Ele lembrou que entidades do setor imobiliário têm trabalhado novas formas de aumentar o funding, e o governo tem dito que vai mexer nessa questão. E existem até outros tipos de captação que estão crescendo, mas que são mais caros que a poupança e o FGTS.
Como os instrumentos de financiamento privado, do tipo Certificados de Recebíveis Imobiliários (CRI), Fundos Imobiliários (FII), Letras de Crédito Imobiliário (LCI) e Letras Imobiliárias Garantidas (LGI), que subiram de 27%, em 2021, para 40%, em 2023 (dados da Abecip).
"Não vai ter securitização de contrato imobiliário a uma taxa de 6% ao ano: é Selic e mais alguma coisa", afirmou. E esses fundings novos de securitização não financiam o comprador, que tem 30 anos para pagar, ou até 35 anos no MCMV. "A média de quitação (do financiamento habitacional) pelo brasileiro não passa de nove, dez anos na média, ele quita antes. Não é ruim, mas precisa de um funding adequado. Afinal, dez anos não é pouca coisa."
ESTOQUES CONTINUAM REDUZIDOS
Uma pesquisa do Secovi-SP (sindicato da habitação) aponta que, nos últimos doze meses, no perímetro urbano (que corresponde de 25% a 27% do mercado imobiliário no Brasil) se gerou R$ 42 bilhões referentes a unidades vendidas, e lançamentos da ordem de 75 mil unidades.
De acordo com o especialista do setor presente à reunião de Conjuntura, em 2018 o setor produzia entre 30 a 35 mil unidades por ano. Mas esse número dobrou por conta do mercado de MCMV, que com apoio de um decreto municipal, teve grande incentivo para construção por zerar o valor das outorgas para imóveis até R$ 350 mil, atraindo a iniciativa privada.
"Ele é considerado o maior programa habitacional do planeta, de sucesso absurdo (com juros entre 4,5% e 7,5%) e funciona bem sem dinheiro público, pois é um programa empresarial", disse, lembrando que, há 15 anos, de cada 10 unidades habitacionais na faixa do MCMV, nove eram produzidas por programas governamentais de habitação, como Cohab e CDHU. "Hoje, a cada 10, 9,5 são produzidos pela iniciativa privada: o comprador é cliente, não mutuário, e são empreendimentos maravilhosos, honestos e com equipamentos de alto padrão."
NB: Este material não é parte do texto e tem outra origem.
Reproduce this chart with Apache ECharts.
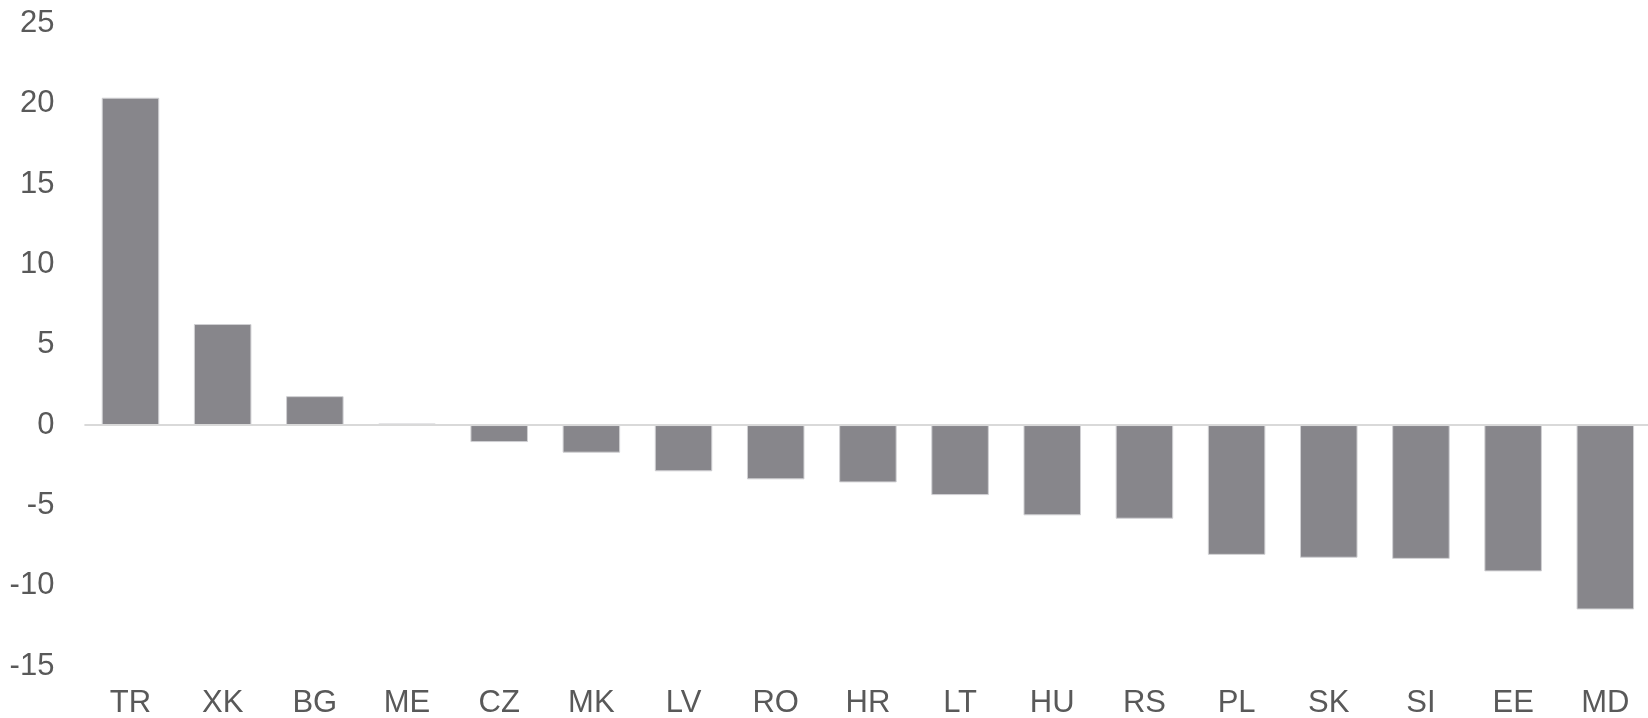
<!DOCTYPE html>
<html>
<head>
<meta charset="utf-8">
<script src="https://cdn.jsdelivr.net/npm/echarts@6/dist/echarts.min.js"></script>
<style>
html, body { margin: 0; padding: 0; background: #fff; }
#main { width: 1648px; height: 718px; }
</style>
</head>
<body>
<div id="main"></div>
<script>
// 国家代码
var countries = ['TR', 'XK', 'BG', 'ME', 'CZ', 'MK', 'LV', 'RO', 'HR', 'LT', 'HU', 'RS', 'PL', 'SK', 'SI', 'EE', 'MD'];
// 数值
var values = [20.38, 6.29, 1.8, 0.1, -1.06, -1.72, -2.88, -3.38, -3.57, -4.36, -5.62, -5.83, -8.08, -8.26, -8.33, -9.11, -11.48];
var yTicks = { min: -15, max: 25, interval: 5 };

var myChart = echarts.init(document.getElementById('main'));
var option = {
	backgroundColor: '#fff',
	animation: false,
	grid: {
		left: 84.4,
		width: 1567,
		top: 23.5,
		bottom: 52,
		outerBoundsMode: 'none',
		containLabel: false
	},
	xAxis: {
		type: 'category',
		data: countries,
		axisLine: { show: false },
		axisTick: { show: false },
		axisLabel: {
			color: '#595959',
			fontSize: 31,
			fontFamily: '"Liberation Sans", Arial, sans-serif',
			margin: 22
		}
	},
	yAxis: {
		type: 'value',
		min: yTicks.min,
		max: yTicks.max,
		interval: yTicks.interval,
		axisLine: { show: false },
		axisTick: { show: false },
		splitLine: { show: false },
		axisLabel: {
			color: '#595959',
			fontSize: 31,
			fontFamily: '"Liberation Sans", Arial, sans-serif',
			margin: 30
		}
	},
	series: [{
		type: 'bar',
		data: values,
		barCategoryGap: '37.6%',
		itemStyle: {
			color: '#87868b',
			borderColor: '#d0d0d3',
			borderWidth: 1
		},
		// 零线
		markLine: {
			silent: true,
			symbol: 'none',
			label: { show: false },
			lineStyle: { color: '#d9d9d9', width: 2, type: 'solid' },
			data: [{ yAxis: 0 }]
		}
	}]
};
myChart.setOption(option);
</script>
</body>
</html>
De modo geral, considerando do Sudeste para baixo, a média geral em São Paulo continua baixa: há um grande consumo do estoque de imóveis porque ainda se lança muito menos do que se vende, sinalizou. E isso também tem a ver, entre outras coisas, com o funding.
"O estoque de novos em São Paulo é da ordem de 25 mil unidades, é 1,5%, são poucas. De terceiros têm, mas quando se fala em lançamentos, também no Rio Grande do Sul, Paraná e Santa Catarina, os estoques são ainda mais baixos", concluiu.